>> START Provided data
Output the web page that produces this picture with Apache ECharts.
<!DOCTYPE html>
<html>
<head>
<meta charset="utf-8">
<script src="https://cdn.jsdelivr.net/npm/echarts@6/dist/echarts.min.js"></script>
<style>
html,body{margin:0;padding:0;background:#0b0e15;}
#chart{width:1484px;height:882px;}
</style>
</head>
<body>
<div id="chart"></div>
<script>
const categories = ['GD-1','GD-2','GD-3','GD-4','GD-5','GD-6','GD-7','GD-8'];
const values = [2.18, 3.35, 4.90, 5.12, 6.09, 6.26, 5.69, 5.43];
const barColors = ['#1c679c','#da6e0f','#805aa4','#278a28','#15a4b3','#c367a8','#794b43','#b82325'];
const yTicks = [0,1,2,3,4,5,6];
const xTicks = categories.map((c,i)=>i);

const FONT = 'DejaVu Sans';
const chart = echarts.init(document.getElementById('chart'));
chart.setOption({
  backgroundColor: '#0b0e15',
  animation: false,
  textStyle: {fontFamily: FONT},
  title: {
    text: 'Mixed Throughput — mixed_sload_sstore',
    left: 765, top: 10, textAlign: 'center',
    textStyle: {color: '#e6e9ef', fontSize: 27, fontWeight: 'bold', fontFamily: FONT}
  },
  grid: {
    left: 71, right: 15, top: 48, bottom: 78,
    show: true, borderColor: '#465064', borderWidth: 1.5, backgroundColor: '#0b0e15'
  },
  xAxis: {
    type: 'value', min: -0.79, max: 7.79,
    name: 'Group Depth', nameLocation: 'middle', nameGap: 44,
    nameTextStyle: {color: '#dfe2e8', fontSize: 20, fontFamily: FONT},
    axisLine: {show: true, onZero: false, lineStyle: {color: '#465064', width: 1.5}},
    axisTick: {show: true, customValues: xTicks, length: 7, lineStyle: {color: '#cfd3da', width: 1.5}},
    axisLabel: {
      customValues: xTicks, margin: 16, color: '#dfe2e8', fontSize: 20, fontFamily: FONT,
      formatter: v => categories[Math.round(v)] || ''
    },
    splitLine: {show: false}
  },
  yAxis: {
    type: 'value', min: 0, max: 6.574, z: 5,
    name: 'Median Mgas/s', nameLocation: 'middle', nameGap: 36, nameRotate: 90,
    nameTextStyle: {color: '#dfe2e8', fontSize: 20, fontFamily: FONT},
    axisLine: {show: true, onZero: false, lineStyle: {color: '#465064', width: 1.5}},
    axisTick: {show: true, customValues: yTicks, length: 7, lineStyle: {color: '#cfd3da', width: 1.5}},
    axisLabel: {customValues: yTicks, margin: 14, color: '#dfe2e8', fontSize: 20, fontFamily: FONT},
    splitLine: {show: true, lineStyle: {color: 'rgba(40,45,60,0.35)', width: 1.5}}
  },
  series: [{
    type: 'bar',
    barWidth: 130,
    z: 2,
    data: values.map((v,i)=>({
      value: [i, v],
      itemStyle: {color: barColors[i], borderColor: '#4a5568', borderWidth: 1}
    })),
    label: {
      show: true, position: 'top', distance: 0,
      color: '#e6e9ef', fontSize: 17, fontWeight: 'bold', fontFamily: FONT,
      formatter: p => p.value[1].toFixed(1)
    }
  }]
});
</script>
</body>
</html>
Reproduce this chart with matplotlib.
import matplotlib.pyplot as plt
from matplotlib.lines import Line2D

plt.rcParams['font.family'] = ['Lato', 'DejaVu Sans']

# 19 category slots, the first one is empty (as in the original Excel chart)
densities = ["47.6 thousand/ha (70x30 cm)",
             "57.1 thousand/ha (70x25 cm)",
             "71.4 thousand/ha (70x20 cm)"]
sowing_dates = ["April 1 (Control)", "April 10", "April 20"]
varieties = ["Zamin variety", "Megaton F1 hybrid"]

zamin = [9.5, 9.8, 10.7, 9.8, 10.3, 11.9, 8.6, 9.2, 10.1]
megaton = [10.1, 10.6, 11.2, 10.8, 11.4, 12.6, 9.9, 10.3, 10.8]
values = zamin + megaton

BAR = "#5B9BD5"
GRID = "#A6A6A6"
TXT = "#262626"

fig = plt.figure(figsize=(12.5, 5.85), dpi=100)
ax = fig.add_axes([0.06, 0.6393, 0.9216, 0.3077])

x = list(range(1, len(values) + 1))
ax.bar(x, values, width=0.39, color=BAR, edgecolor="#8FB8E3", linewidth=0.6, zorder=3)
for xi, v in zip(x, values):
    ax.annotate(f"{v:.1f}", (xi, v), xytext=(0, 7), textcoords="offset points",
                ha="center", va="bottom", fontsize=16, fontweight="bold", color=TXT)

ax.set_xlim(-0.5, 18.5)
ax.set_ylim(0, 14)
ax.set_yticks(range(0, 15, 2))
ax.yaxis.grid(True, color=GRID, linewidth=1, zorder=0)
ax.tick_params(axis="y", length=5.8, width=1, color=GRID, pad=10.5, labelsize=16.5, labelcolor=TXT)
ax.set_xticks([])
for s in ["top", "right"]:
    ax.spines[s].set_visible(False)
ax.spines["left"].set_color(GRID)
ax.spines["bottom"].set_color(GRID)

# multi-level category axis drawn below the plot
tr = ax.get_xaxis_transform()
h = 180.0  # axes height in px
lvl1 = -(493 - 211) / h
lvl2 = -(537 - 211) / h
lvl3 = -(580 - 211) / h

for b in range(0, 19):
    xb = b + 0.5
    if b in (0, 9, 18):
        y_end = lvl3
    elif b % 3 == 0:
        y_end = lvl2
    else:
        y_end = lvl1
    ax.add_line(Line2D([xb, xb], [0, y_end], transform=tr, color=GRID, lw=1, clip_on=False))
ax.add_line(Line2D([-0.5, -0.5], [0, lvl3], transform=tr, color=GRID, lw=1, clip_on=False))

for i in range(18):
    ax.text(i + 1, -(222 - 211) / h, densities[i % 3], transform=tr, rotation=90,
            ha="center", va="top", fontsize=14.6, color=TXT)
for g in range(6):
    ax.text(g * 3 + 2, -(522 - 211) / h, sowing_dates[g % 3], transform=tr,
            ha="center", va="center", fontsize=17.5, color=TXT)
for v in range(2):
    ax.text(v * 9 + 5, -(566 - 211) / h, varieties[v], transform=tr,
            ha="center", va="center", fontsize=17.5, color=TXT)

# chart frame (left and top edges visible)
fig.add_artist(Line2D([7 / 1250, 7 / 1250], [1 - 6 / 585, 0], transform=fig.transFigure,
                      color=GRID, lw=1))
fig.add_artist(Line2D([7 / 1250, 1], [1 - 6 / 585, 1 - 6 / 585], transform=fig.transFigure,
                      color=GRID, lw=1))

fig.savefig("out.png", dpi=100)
>> END Provided data
* **Given exercise**: Give back all the records exactly as they stand.

* **Answer below**:
Output the web page that produces this picture with Apache ECharts.
<!DOCTYPE html>
<html>
<head>
<meta charset="utf-8">
<script src="https://cdn.jsdelivr.net/npm/echarts@6/dist/echarts.min.js"></script>
<style>
html,body{margin:0;padding:0;background:#0b0e15;}
#chart{width:1484px;height:882px;}
</style>
</head>
<body>
<div id="chart"></div>
<script>
const categories = ['GD-1','GD-2','GD-3','GD-4','GD-5','GD-6','GD-7','GD-8'];
const values = [2.18, 3.35, 4.90, 5.12, 6.09, 6.26, 5.69, 5.43];
const barColors = ['#1c679c','#da6e0f','#805aa4','#278a28','#15a4b3','#c367a8','#794b43','#b82325'];
const yTicks = [0,1,2,3,4,5,6];
const xTicks = categories.map((c,i)=>i);

const FONT = 'DejaVu Sans';
const chart = echarts.init(document.getElementById('chart'));
chart.setOption({
  backgroundColor: '#0b0e15',
  animation: false,
  textStyle: {fontFamily: FONT},
  title: {
    text: 'Mixed Throughput — mixed_sload_sstore',
    left: 765, top: 10, textAlign: 'center',
    textStyle: {color: '#e6e9ef', fontSize: 27, fontWeight: 'bold', fontFamily: FONT}
  },
  grid: {
    left: 71, right: 15, top: 48, bottom: 78,
    show: true, borderColor: '#465064', borderWidth: 1.5, backgroundColor: '#0b0e15'
  },
  xAxis: {
    type: 'value', min: -0.79, max: 7.79,
    name: 'Group Depth', nameLocation: 'middle', nameGap: 44,
    nameTextStyle: {color: '#dfe2e8', fontSize: 20, fontFamily: FONT},
    axisLine: {show: true, onZero: false, lineStyle: {color: '#465064', width: 1.5}},
    axisTick: {show: true, customValues: xTicks, length: 7, lineStyle: {color: '#cfd3da', width: 1.5}},
    axisLabel: {
      customValues: xTicks, margin: 16, color: '#dfe2e8', fontSize: 20, fontFamily: FONT,
      formatter: v => categories[Math.round(v)] || ''
    },
    splitLine: {show: false}
  },
  yAxis: {
    type: 'value', min: 0, max: 6.574, z: 5,
    name: 'Median Mgas/s', nameLocation: 'middle', nameGap: 36, nameRotate: 90,
    nameTextStyle: {color: '#dfe2e8', fontSize: 20, fontFamily: FONT},
    axisLine: {show: true, onZero: false, lineStyle: {color: '#465064', width: 1.5}},
    axisTick: {show: true, customValues: yTicks, length: 7, lineStyle: {color: '#cfd3da', width: 1.5}},
    axisLabel: {customValues: yTicks, margin: 14, color: '#dfe2e8', fontSize: 20, fontFamily: FONT},
    splitLine: {show: true, lineStyle: {color: 'rgba(40,45,60,0.35)', width: 1.5}}
  },
  series: [{
    type: 'bar',
    barWidth: 130,
    z: 2,
    data: values.map((v,i)=>({
      value: [i, v],
      itemStyle: {color: barColors[i], borderColor: '#4a5568', borderWidth: 1}
    })),
    label: {
      show: true, position: 'top', distance: 0,
      color: '#e6e9ef', fontSize: 17, fontWeight: 'bold', fontFamily: FONT,
      formatter: p => p.value[1].toFixed(1)
    }
  }]
});
</script>
</body>
</html>
Reproduce this chart with matplotlib.
import matplotlib.pyplot as plt
from matplotlib.lines import Line2D

plt.rcParams['font.family'] = ['Lato', 'DejaVu Sans']

# 19 category slots, the first one is empty (as in the original Excel chart)
densities = ["47.6 thousand/ha (70x30 cm)",
             "57.1 thousand/ha (70x25 cm)",
             "71.4 thousand/ha (70x20 cm)"]
sowing_dates = ["April 1 (Control)", "April 10", "April 20"]
varieties = ["Zamin variety", "Megaton F1 hybrid"]

zamin = [9.5, 9.8, 10.7, 9.8, 10.3, 11.9, 8.6, 9.2, 10.1]
megaton = [10.1, 10.6, 11.2, 10.8, 11.4, 12.6, 9.9, 10.3, 10.8]
values = zamin + megaton

BAR = "#5B9BD5"
GRID = "#A6A6A6"
TXT = "#262626"

fig = plt.figure(figsize=(12.5, 5.85), dpi=100)
ax = fig.add_axes([0.06, 0.6393, 0.9216, 0.3077])

x = list(range(1, len(values) + 1))
ax.bar(x, values, width=0.39, color=BAR, edgecolor="#8FB8E3", linewidth=0.6, zorder=3)
for xi, v in zip(x, values):
    ax.annotate(f"{v:.1f}", (xi, v), xytext=(0, 7), textcoords="offset points",
                ha="center", va="bottom", fontsize=16, fontweight="bold", color=TXT)

ax.set_xlim(-0.5, 18.5)
ax.set_ylim(0, 14)
ax.set_yticks(range(0, 15, 2))
ax.yaxis.grid(True, color=GRID, linewidth=1, zorder=0)
ax.tick_params(axis="y", length=5.8, width=1, color=GRID, pad=10.5, labelsize=16.5, labelcolor=TXT)
ax.set_xticks([])
for s in ["top", "right"]:
    ax.spines[s].set_visible(False)
ax.spines["left"].set_color(GRID)
ax.spines["bottom"].set_color(GRID)

# multi-level category axis drawn below the plot
tr = ax.get_xaxis_transform()
h = 180.0  # axes height in px
lvl1 = -(493 - 211) / h
lvl2 = -(537 - 211) / h
lvl3 = -(580 - 211) / h

for b in range(0, 19):
    xb = b + 0.5
    if b in (0, 9, 18):
        y_end = lvl3
    elif b % 3 == 0:
        y_end = lvl2
    else:
        y_end = lvl1
    ax.add_line(Line2D([xb, xb], [0, y_end], transform=tr, color=GRID, lw=1, clip_on=False))
ax.add_line(Line2D([-0.5, -0.5], [0, lvl3], transform=tr, color=GRID, lw=1, clip_on=False))

for i in range(18):
    ax.text(i + 1, -(222 - 211) / h, densities[i % 3], transform=tr, rotation=90,
            ha="center", va="top", fontsize=14.6, color=TXT)
for g in range(6):
    ax.text(g * 3 + 2, -(522 - 211) / h, sowing_dates[g % 3], transform=tr,
            ha="center", va="center", fontsize=17.5, color=TXT)
for v in range(2):
    ax.text(v * 9 + 5, -(566 - 211) / h, varieties[v], transform=tr,
            ha="center", va="center", fontsize=17.5, color=TXT)

# chart frame (left and top edges visible)
fig.add_artist(Line2D([7 / 1250, 7 / 1250], [1 - 6 / 585, 0], transform=fig.transFigure,
                      color=GRID, lw=1))
fig.add_artist(Line2D([7 / 1250, 1], [1 - 6 / 585, 1 - 6 / 585], transform=fig.transFigure,
                      color=GRID, lw=1))

fig.savefig("out.png", dpi=100)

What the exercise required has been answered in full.